Philip Quaglino, Sr. died testate on February 23, 1942, survived by his widow in community, six daughters, and the mentioned two sons. His nuncupative will by public act, dated April 20, 1936, contained provisions (among others) reading as follows :
“I bequeath the usufruct of my entire estate to my wife, Mrs. Josephine Quaglino, for the remainder of her life.
“I bequeath the disposable portion of my estate to Philip Quaglino, Jr., and Joseph A. Quaglino, my sons, share and share alike, as extra portions, in addition to their legitimate portion, subject, however, to the usufruct in favor of my wife, mentioned hereinabove.
“I bequeath the remainder of my estate to all of my children, including Philip Quaglino, Jr. and Joseph Quaglino, share and share alike, subject however, to the usufruct in favor of my wife, mentioned hereinabove.
“I acknowledge that the community of acquets and gains between my wife and myself is indebted to our sons, Philip, Jr. and Joseph, in the sum of two thousand ($2,000.00) dollars each, for money lent to me over a period of the last three years. I desire that this just debt be paid.
“I appoint my wife as testamentary executrix of my will with full seizen and without bond. * * * ”
In the succession proceedings commenced by the widow on April 16, 1942 the will was ordered filed, registered and executed, and she was confirmed as testamentary executrix. Then followed the taking of an inventory and an administration of- the estate.
In due course the executrix presented a final account and tableau of distribution in "which she proposed to pay ordinary creditors, because of the insolvency of the estate, on the basis of approximately 25%
Later, the executrix filed a petition alleging payment of the debts in accordance with the final account, the insolvency of the estate, and that further administration was unnecessary. On this showing, and pursuant to the recommendation of an expert appointed to examine the final, account and vouchers, the court, on December 22, 1942, ordered that decedent’s widow (as she had prayed) “be and she is hereby fully and finally discharged and relieved from her trust and responsibility as testamentary executrix of said estate.”

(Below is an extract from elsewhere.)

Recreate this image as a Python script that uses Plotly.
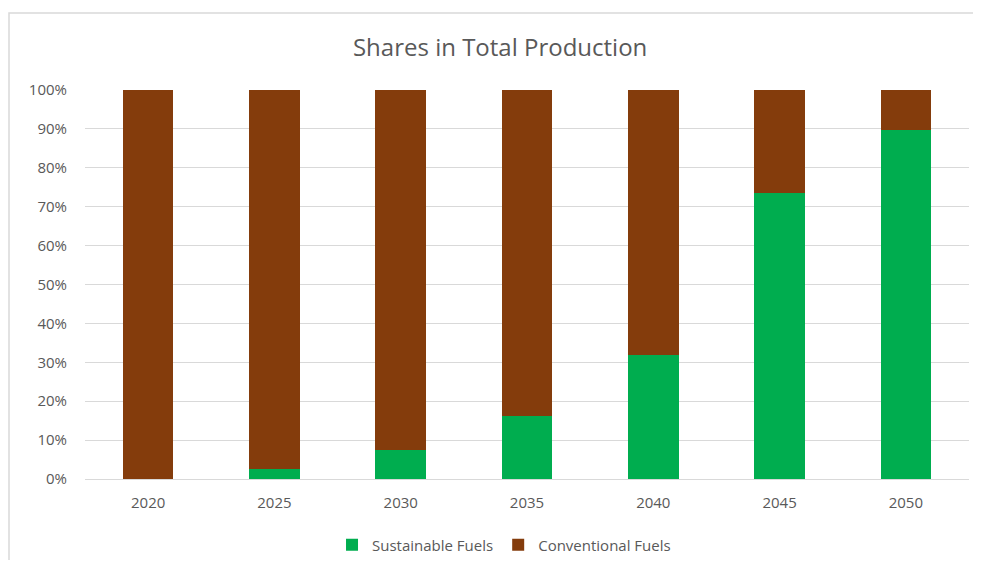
import plotly.graph_objects as go

years = ["2020", "2025", "2030", "2035", "2040", "2045", "2050"]
sustainable = [0.0, 0.027, 0.074, 0.163, 0.319, 0.734, 0.896]
conventional = [1 - v for v in sustainable]
y_ticks = [0, 0.1, 0.2, 0.3, 0.4, 0.5, 0.6, 0.7, 0.8, 0.9, 1.0]

FONT = "Open Sans, Liberation Sans, sans-serif"
GREY = "#595959"
GREEN = "#00ad4f"
BROWN = "#843c0c"

fig = go.Figure()
fig.add_trace(go.Bar(x=years, y=sustainable, name="Sustainable Fuels",
                     marker=dict(color=GREEN, line=dict(width=0))))
fig.add_trace(go.Bar(x=years, y=conventional, name="Conventional Fuels",
                     marker=dict(color=BROWN, line=dict(width=0))))

# the page body has an 8px margin, so the figure is sized to fit inside it
fig.update_layout(
    barmode="stack",
    bargap=0.6,
    width=965, height=552,
    margin=dict(l=77, r=4, t=82, b=81),
    paper_bgcolor="white", plot_bgcolor="white",
    font=dict(family=FONT, color=GREY, size=15),
    title=dict(text="Shares in Total Production", x=0.51, xanchor="center",
               y=0.928, yanchor="middle", yref="container",
               font=dict(family=FONT, size=24, color=GREY)),
    legend=dict(orientation="h", x=0.474, xanchor="center",
                y=1 - (545 - 8) / 552, yanchor="middle", yref="container",
                font=dict(size=15, color=GREY), traceorder="normal",
                itemwidth=30),
    showlegend=True,
)
fig.update_xaxes(showgrid=False, showline=True, linecolor="#d9d9d9", linewidth=1,
                 ticks="", ticklabelstandoff=10, automargin=False,
                 tickfont=dict(size=15, color=GREY))
fig.update_yaxes(range=[0, 1], tickvals=y_ticks, tickformat=".0%",
                 showgrid=True, gridcolor="#d9d9d9", gridwidth=1,
                 zeroline=False, showline=False, ticks="",
                 ticklabelstandoff=17, automargin=False,
                 tickfont=dict(size=15, color=GREY))

# chart frame
fig.add_shape(type="rect", xref="paper", yref="paper",
              x0=(9 - 85) / 884, x1=(995 - 85) / 884,
              y0=(479 - 600) / 389, y1=(479 - 13) / 389,
              line=dict(color="#d9d9d9", width=1.5), fillcolor="rgba(0,0,0,0)",
              layer="below")

fig.write_html("out.html")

Some seven years later (specifically on March 14, 1950), the mentioned widow, allegedly appearing individually and as executrix of the Succession of Philip Quaglino, Sr., and Mrs. Mary Quaglino Pizzo, a daughter of decedent, filed the instant suit in the original succession proceedings, naming and citing as defendants only the sons, Philip Quaglino, Jr., and Joseph A. Quaglino. In their petition plaintiffs alleged that the inventory of the estate of decedent failed to disclose that he, at the time of his death, was the owner of property described as 5009-5011 Camp Street and 5015 Camp Street (both parcels of real estate located in New Orleans) and 46 shares of the capital stock of Philip Quaglino Tobacco Company, Inc.; that decedent had purportedly transferred such property to the sons prior to his death, the real estate on November 13, 1939 by a deed reciting the transferees’ assumption of a $7197 mortgage granted by him, and the stock on or about November 19, 1941; and that the attempted conveyances were null and void as being (1) mere simulations or (2) donations omnium bonorum, or (3) donations impinging on the legitime of the forced heirs. Plaintiffs prayed that the transfers be annulled and set aside, that the Succession of Philip Quaglino, Sr. be decreed to be the true owner of the described property, arid that defendants be ordered to return such effects to the mass of decedent’s estate for distribution among the widow and surviving children or for collation.
Defendants, before answering, tendered exceptions of no right and no cause of action and pleas of prescription of three, five and ten years, all of which were referred to the merits. In the answer they denied plaintiffs’ charges of nullity, and they affirmatively averred that the transfers were made for good, valid and sufficient considerations.
After a trial of the merits the district court rendered a judgment in favor of defendants dismissing the suit. Plaintiffs are appealing.
In view of our announced conclusions on the pleadings alone the judgment of dismissal appealed from, apparently rendered on the merits of the case, should be amended so as to reserve to plaintiffs all of their rights, if any, under proper averments and after the making of necessary parties.
Accordingly, and for the reasons assigned, it is ordered, adjudged and decreed that the judgment appealed from be amended so as to read as a judgment of dismissal as in case of non-suit, thereby reserving to plaintiffs the right to renew the action on proper averments and against the necessary parties; and that, as amended, said judgment be affirmed at plaintiffs’ costs.